### The data
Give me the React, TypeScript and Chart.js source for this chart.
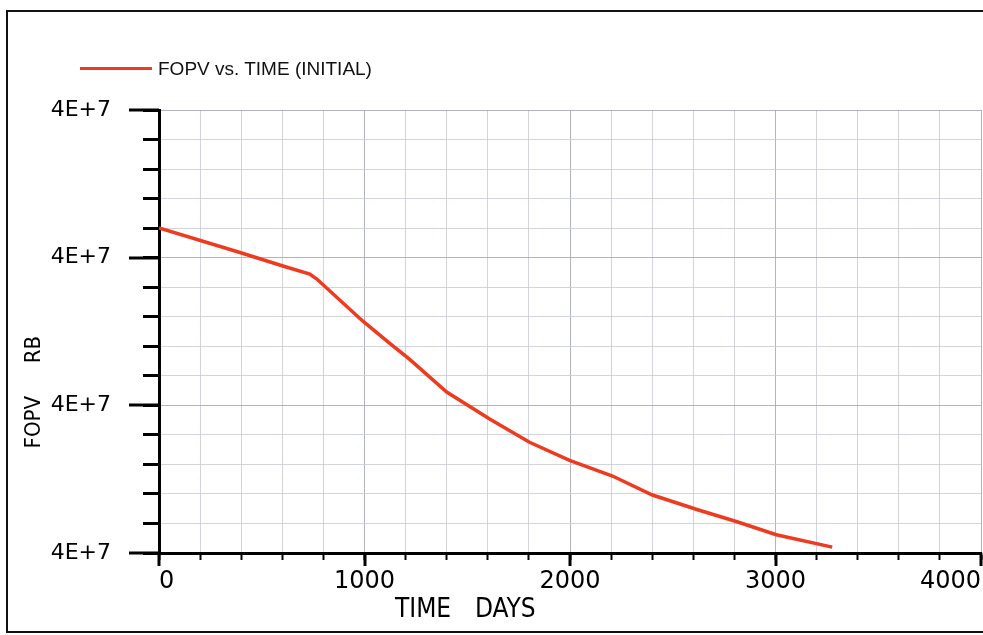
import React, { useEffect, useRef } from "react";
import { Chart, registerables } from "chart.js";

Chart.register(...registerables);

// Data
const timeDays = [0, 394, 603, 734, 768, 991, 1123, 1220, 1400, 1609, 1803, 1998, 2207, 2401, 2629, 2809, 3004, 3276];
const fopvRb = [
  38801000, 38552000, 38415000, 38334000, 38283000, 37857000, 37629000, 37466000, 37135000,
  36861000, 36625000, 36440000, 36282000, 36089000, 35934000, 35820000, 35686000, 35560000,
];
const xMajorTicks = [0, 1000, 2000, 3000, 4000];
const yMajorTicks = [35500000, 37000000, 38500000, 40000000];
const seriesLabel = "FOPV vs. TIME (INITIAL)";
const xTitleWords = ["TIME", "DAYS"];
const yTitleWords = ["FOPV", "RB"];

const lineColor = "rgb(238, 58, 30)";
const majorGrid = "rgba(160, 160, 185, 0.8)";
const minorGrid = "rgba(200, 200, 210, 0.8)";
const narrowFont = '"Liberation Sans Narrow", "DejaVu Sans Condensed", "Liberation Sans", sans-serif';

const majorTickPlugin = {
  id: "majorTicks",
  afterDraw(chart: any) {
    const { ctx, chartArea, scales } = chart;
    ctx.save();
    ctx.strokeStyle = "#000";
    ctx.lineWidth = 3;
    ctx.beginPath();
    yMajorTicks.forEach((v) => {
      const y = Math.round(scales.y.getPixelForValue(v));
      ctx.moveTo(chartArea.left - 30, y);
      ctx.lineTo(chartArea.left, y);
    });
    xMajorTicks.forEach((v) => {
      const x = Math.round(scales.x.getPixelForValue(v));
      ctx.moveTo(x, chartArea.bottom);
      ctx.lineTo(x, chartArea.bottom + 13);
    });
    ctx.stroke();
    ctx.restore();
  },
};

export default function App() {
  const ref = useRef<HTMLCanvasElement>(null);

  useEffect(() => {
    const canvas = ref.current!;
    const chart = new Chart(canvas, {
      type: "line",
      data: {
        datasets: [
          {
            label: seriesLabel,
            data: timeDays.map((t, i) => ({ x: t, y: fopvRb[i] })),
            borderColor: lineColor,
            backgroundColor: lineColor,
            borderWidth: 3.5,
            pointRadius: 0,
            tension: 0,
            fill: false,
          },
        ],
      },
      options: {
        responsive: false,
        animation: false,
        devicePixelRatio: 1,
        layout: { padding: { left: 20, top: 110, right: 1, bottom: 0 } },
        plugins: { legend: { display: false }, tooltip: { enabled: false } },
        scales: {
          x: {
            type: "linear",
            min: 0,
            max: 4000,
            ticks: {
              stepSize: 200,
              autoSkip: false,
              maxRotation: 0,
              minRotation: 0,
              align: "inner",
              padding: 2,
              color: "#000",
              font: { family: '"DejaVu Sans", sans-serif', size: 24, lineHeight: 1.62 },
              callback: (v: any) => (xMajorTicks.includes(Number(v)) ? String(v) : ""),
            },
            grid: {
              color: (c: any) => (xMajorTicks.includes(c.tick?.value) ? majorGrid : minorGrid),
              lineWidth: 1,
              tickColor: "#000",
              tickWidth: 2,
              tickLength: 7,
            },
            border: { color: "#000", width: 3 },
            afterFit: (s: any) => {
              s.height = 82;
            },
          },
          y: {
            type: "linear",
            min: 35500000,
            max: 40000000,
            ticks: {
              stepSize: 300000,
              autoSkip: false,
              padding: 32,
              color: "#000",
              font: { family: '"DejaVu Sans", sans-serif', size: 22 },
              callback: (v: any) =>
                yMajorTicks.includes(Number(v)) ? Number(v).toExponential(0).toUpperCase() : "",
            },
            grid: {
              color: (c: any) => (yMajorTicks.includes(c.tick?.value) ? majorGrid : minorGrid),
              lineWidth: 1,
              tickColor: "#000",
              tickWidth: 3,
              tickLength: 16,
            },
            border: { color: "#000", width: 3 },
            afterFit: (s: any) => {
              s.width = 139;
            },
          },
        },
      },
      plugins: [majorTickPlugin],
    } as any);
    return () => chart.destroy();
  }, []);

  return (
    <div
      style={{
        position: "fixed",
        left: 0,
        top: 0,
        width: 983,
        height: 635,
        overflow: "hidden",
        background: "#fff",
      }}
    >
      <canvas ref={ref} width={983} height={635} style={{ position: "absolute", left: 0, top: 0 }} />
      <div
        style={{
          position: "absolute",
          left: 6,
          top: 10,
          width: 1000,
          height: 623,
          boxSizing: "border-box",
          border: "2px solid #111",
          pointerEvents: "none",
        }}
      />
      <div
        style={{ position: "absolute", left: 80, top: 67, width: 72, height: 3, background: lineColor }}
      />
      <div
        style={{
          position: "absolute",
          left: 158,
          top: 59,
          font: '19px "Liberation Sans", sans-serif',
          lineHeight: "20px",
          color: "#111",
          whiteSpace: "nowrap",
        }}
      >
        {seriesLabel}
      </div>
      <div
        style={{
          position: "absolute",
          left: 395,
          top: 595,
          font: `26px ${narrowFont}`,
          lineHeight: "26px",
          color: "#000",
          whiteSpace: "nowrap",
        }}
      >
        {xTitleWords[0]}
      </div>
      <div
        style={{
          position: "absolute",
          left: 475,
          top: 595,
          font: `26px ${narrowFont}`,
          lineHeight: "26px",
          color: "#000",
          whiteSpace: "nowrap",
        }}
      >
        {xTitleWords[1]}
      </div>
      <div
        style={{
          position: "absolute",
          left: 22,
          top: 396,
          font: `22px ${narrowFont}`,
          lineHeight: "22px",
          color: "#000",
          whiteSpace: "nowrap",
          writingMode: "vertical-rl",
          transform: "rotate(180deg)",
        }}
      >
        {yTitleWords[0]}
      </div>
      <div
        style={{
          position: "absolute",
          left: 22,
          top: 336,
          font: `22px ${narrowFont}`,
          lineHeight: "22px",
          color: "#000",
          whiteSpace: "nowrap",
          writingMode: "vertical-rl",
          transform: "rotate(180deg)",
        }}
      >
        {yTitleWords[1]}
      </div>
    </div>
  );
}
* * *
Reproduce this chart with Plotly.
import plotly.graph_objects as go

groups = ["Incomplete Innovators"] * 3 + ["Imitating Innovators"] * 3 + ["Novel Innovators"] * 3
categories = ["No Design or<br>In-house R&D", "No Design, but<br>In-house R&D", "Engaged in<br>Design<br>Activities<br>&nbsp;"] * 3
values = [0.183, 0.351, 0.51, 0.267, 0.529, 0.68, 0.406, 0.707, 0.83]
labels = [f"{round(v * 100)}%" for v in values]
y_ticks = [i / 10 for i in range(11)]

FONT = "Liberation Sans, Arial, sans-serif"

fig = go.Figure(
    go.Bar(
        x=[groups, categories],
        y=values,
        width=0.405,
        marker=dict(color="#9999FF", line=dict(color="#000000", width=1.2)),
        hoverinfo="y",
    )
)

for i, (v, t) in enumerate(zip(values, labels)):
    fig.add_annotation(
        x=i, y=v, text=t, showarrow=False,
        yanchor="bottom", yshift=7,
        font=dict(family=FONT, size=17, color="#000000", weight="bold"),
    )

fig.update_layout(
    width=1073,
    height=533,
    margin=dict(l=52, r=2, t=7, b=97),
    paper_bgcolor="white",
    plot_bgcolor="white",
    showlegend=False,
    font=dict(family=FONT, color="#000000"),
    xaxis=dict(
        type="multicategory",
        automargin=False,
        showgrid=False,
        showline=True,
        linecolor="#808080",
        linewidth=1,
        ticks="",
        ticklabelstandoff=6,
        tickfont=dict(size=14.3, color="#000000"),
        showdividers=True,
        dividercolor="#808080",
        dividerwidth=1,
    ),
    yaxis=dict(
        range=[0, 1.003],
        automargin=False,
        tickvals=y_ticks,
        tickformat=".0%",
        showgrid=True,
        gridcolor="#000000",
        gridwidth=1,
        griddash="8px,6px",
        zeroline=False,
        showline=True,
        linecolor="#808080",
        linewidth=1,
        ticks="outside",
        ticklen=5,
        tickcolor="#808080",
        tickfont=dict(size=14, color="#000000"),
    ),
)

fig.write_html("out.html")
---
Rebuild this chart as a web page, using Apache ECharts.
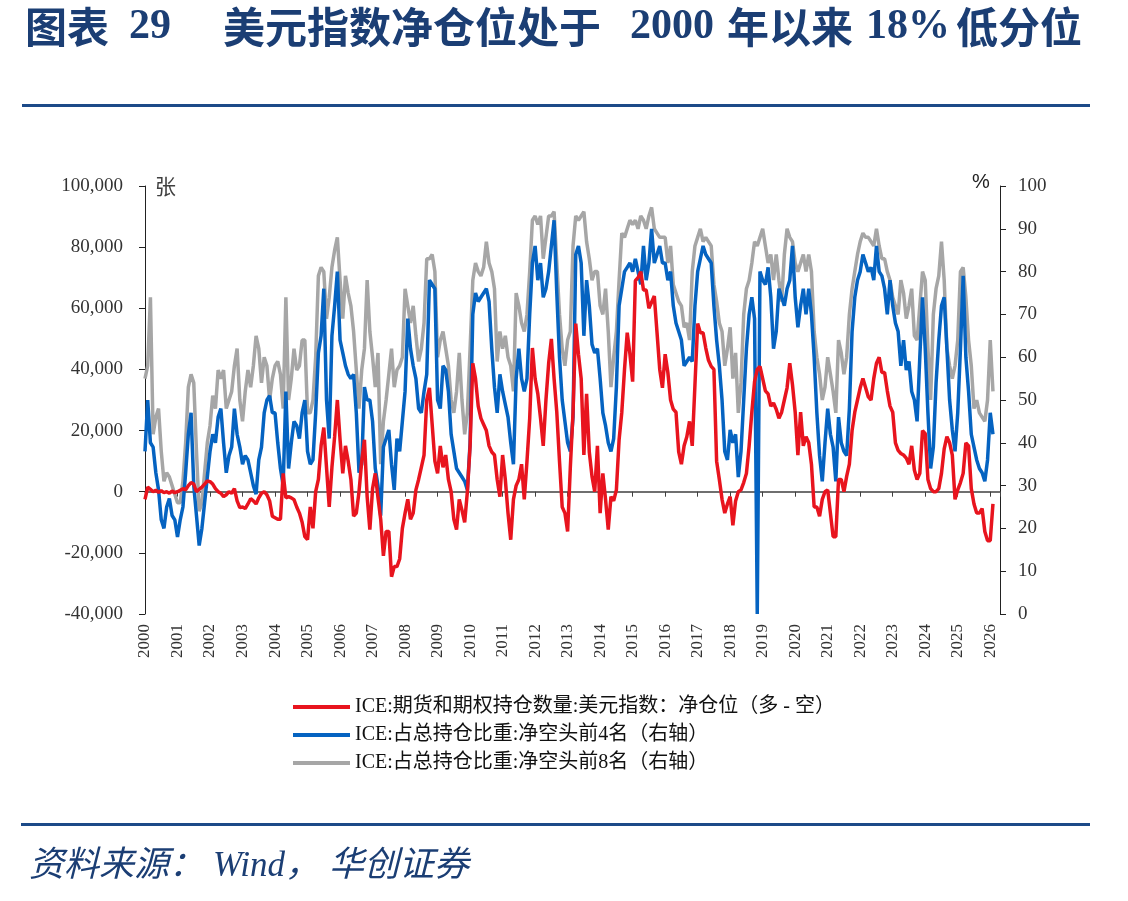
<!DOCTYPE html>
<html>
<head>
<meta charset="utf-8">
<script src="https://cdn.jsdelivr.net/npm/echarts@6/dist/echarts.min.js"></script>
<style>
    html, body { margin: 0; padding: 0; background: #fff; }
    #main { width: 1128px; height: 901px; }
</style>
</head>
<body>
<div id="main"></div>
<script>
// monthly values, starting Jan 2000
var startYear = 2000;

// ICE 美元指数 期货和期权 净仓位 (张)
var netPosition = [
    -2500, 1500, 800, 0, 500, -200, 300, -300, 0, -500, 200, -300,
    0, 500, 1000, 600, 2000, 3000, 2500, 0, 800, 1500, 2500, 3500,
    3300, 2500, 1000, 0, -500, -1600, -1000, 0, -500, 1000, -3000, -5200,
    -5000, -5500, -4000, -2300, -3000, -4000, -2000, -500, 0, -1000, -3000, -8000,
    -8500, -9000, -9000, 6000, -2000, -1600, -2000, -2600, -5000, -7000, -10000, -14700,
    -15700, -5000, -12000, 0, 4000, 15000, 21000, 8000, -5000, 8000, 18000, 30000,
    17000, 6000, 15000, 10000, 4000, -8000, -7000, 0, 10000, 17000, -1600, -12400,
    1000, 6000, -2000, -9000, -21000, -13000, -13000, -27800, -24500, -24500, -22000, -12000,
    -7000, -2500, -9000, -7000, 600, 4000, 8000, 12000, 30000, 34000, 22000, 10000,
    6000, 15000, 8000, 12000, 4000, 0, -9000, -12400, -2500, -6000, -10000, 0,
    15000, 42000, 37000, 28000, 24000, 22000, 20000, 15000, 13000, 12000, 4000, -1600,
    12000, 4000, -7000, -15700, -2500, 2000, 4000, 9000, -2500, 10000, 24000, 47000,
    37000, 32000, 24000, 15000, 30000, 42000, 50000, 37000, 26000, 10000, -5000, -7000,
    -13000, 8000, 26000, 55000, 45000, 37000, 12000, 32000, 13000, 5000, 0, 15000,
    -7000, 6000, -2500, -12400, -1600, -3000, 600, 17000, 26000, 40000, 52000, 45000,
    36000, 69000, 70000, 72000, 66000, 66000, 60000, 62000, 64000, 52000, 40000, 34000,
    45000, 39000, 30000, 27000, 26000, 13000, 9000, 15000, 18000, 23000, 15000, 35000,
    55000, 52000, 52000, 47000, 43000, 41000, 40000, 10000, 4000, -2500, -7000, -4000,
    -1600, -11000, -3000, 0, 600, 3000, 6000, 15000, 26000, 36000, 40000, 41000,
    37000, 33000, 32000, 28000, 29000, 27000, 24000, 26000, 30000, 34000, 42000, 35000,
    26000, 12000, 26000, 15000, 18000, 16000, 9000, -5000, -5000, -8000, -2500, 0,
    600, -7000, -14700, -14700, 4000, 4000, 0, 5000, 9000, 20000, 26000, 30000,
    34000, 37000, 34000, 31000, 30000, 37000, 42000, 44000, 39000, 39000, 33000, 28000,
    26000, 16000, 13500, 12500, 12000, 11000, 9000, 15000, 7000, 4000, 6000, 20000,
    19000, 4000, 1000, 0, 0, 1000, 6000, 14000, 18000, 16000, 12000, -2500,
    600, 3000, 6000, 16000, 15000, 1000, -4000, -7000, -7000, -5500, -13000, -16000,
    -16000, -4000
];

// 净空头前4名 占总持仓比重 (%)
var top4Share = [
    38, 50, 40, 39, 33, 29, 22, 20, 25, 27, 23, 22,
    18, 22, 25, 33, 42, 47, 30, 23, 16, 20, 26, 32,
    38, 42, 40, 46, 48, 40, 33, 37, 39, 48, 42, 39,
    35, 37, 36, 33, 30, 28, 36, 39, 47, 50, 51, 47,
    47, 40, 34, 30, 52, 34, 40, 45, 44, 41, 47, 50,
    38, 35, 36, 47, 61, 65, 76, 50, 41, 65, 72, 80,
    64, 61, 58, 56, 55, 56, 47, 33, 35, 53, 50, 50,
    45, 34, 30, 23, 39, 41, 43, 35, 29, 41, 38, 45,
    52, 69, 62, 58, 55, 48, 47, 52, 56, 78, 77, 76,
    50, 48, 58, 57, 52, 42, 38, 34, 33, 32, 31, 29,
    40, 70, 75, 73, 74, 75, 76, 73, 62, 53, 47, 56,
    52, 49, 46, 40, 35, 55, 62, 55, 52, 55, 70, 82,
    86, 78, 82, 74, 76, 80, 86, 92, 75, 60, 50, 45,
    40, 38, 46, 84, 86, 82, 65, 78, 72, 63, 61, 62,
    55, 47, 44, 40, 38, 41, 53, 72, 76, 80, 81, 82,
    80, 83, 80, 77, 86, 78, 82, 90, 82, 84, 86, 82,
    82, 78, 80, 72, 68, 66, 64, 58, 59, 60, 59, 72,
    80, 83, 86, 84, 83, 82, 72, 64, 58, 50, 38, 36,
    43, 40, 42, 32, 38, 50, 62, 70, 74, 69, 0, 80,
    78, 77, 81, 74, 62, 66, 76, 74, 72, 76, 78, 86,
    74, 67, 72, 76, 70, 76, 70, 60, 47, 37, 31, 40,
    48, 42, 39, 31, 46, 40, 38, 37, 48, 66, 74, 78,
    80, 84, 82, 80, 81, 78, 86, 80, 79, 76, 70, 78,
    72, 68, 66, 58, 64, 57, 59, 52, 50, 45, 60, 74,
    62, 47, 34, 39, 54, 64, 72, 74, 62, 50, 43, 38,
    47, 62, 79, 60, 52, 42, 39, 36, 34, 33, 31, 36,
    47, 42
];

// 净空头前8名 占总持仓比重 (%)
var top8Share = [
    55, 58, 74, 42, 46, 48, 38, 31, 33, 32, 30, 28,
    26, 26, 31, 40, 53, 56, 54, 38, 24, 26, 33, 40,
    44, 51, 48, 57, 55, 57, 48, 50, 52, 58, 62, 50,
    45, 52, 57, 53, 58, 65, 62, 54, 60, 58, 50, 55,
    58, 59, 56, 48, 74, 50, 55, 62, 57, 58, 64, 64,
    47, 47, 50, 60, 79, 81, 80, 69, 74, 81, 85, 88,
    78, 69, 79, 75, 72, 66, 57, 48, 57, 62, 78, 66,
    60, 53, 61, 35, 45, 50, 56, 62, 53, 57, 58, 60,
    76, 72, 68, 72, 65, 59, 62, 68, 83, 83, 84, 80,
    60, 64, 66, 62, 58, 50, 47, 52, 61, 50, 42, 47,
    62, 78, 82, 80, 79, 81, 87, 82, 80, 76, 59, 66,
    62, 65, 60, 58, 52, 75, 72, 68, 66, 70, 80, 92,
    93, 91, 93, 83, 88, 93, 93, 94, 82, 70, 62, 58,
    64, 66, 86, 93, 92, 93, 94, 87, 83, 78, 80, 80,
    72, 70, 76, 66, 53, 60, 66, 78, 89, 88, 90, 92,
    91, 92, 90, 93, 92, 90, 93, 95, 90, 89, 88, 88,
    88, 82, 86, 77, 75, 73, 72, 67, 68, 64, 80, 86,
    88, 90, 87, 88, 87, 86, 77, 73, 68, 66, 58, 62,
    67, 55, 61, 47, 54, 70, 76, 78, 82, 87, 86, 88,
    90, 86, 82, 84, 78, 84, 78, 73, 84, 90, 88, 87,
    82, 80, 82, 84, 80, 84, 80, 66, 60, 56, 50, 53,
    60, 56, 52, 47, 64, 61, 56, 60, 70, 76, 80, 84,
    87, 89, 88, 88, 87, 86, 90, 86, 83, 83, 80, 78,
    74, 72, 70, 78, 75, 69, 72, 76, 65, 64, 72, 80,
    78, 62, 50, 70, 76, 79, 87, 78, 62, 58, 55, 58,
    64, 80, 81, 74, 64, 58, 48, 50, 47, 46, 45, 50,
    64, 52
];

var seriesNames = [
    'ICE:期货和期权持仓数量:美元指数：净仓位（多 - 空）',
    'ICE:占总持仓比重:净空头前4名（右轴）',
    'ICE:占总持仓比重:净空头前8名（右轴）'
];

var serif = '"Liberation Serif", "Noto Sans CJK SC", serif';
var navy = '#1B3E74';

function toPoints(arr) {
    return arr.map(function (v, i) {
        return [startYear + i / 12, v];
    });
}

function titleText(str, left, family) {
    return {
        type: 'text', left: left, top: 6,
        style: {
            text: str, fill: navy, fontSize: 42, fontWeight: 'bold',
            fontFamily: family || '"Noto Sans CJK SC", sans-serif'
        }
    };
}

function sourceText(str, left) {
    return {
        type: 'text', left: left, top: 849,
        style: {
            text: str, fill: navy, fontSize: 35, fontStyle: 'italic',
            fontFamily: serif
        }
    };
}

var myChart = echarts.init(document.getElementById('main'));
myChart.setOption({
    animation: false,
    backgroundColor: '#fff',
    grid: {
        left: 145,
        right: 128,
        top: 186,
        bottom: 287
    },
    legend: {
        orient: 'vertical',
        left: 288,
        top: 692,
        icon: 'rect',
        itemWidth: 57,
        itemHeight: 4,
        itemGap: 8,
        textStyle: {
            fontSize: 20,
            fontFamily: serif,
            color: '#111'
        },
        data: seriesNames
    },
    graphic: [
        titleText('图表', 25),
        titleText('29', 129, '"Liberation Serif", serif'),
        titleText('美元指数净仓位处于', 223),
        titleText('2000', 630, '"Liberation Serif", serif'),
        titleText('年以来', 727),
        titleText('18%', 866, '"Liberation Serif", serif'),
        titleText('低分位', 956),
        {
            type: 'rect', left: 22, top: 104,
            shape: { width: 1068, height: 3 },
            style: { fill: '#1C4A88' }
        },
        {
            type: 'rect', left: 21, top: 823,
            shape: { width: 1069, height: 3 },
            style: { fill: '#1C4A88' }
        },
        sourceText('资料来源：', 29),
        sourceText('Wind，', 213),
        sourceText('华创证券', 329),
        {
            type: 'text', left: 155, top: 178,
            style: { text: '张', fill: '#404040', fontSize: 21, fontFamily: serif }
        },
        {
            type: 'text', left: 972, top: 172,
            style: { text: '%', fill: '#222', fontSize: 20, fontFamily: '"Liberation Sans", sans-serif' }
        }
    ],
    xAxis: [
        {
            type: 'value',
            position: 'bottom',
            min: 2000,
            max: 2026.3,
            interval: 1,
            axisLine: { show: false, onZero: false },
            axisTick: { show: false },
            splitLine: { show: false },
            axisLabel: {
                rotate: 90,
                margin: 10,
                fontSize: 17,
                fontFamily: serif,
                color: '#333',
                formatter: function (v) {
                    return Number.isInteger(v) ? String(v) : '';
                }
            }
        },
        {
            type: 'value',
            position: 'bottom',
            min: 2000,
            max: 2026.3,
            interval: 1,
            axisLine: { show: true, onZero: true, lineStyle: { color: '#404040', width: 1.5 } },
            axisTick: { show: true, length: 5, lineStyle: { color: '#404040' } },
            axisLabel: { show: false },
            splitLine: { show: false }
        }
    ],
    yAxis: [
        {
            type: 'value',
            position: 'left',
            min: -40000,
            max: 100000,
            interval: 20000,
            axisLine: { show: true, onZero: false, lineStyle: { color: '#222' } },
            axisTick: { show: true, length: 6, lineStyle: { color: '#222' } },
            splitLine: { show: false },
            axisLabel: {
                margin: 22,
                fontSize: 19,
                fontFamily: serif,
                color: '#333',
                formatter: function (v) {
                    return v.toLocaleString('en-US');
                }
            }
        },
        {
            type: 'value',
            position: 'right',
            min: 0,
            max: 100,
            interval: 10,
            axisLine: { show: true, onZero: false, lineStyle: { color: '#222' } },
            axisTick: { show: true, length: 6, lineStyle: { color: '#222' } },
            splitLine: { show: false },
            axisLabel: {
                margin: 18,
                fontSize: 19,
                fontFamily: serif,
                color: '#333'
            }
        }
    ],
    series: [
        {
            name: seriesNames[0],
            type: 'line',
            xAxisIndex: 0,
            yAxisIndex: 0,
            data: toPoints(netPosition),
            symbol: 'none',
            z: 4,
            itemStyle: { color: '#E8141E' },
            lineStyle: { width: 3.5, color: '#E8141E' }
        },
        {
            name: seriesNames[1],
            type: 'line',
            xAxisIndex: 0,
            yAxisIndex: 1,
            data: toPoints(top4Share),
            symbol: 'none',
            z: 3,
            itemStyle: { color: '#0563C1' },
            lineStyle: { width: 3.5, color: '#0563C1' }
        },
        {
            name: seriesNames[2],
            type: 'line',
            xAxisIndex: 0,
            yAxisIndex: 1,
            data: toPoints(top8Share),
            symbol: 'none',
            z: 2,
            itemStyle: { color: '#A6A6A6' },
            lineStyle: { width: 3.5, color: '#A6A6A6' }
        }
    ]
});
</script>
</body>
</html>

### What is being asked
State how many lines hold the word "this". The number is the whole answer.

### Solved problem
3